Sue Brunskill is a Landcare community leader, and was awarded a Medal of the Order of Australia, General Division, for her leadership and services to the environment. She has 35 years experience in bushland conservation and land management.

== Early life ==

Brunskill's early life and childhood took place on a farm near Wagga Wagga, in Borambola. She was a volunteer within the Wooragee Primary School for 15 years, and then a volunteer at the Horticultural business, Amenity Horticulture.

== Career ==

Brunskill was a teacher of Natural Resource Management, at the TAFE of Thurgoona. She is a bush regenerator, both teaching and conducting bush regeneration and Bush Care, in various groups around Albury Wodonga.

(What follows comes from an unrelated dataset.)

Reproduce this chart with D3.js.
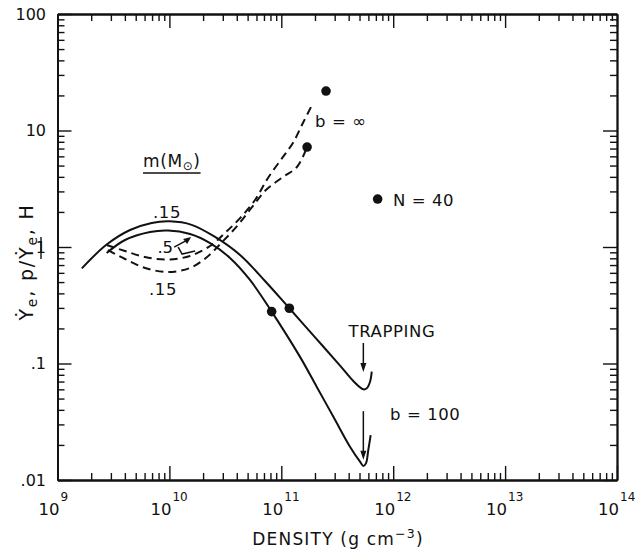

Brunskill has been a community leader for longer than 30 years, and has been working to conserve the native flora and fauna species on her 50 ha property in Wooragee, located in the north-east region of Victoria. She is the president and has been working with the Wooragee Landcare Group (WLG), a group who removes invasive species which outcompete native vegetation. Her knowledge, combined with her enthusiasm for conservation, has supported local gardeners, farmers, and local people to understand the impact they can have on the biodiversity, water quality, erosion and weeds located in the region. Projects she has worked on include an indigenous fire knowledge sharing session for a Landcare Project, as well as driving the silver banksia seed production project, and developing a guide to local fungi. She uses various projects and events to show how bush regeneration and landcare can be relevant to the general population, and enrich their lives.

== Media ==
Brunskill has appeared on Gardening Australia, as a representative of her role at Wooragee Landcare.

== Publications ==
Brunskill has worked on the production of, and co-ordinated the production of two books or booklets:

Albury-Wodonga Regional Parklands & Monument Hill Parklands Association & Albury/Wodonga Field Naturalists Club. (1997). Along the bush tracks Albury-Wodonga : including plants, birds and walking trails. Albury, N.S.W. : Albury-Wodonga Regional Parklands.

Bush Invaders - identification and control of an environmental weeds of Aubury Wodonga and surrounds.

== Awards ==
- 2025 - King's Birthday Honours.
- 2021 - High commendation - Victorian Landcare.